Belief is emotional. It’s based on ingrained indoctrination taught to us by our parents and communities, and fueled by the activity of our right temporal lobes. How can we not believe it to be utterly “real” when it’s the very organ that gives us our sense of reality that tells us it’s real?!
Emotion is a wonderful thing, don’t get me wrong! I love my emotions! I love that I can empathize with someone and understand how they might be feeling, prompting me to care about them or understand their circumstances. I’m glad that I feel warm and wonderful when I hear “my wife’s my song.” I’m glad I feel moved and proud when Bill Pullman makes his speech as the President in that silly and ridiculous movie “Independence Day.” I love that I get nervous and scared and totally creeped out when I play a “Silent Hill” game.

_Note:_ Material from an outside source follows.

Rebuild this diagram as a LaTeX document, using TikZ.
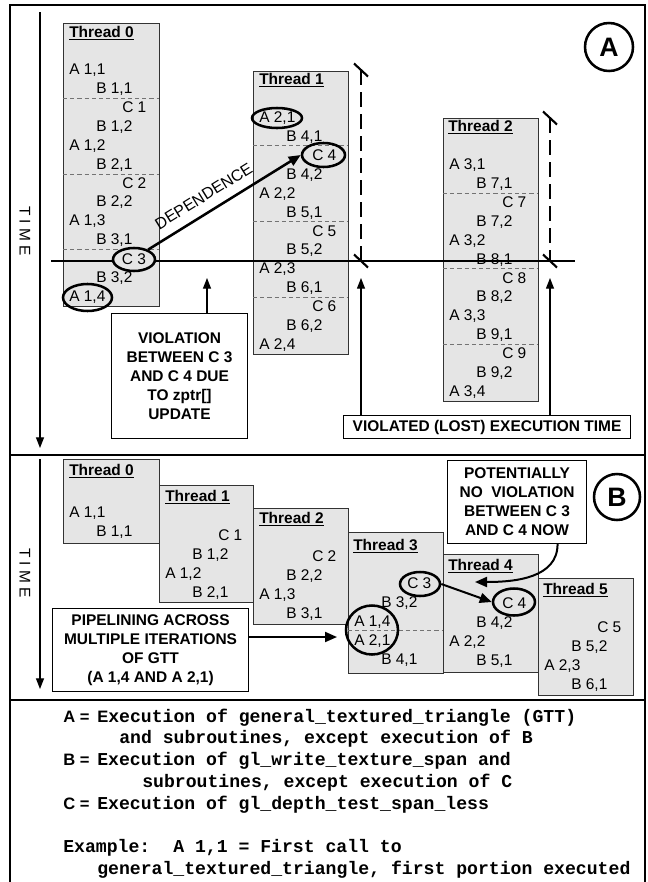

I absolutely love when my daughter casually says “I love you” in a way that lets me know she was just thinking about it and not expecting from saying it. I couldn’t live without the love I feel for my wife. I like that I get angry at people who are trying to ruin this country. I’m glad I get angry at people who would do harm to children. I revel in the awe and amazement I feel learning new incredible things about our universe. I LOVE MY EMOTIONS! My intellect, curiosity, drive for knowledge is what feeds my brain. But my emotions are what gives me anima! Without it, life would be gray drudgery and even the quest for knowledge would be a bleak and meaningless pursuit!
But let us realize where these emotions come from. Because my love, pride, joy, anger, are material brain activity, doesn’t make them any less “real.” But they’re mine, I know what causes them, I don’t have to ascribe some mystical, spiritual source upon them. I don’t have to deify them to have them, enjoy them, welcome them.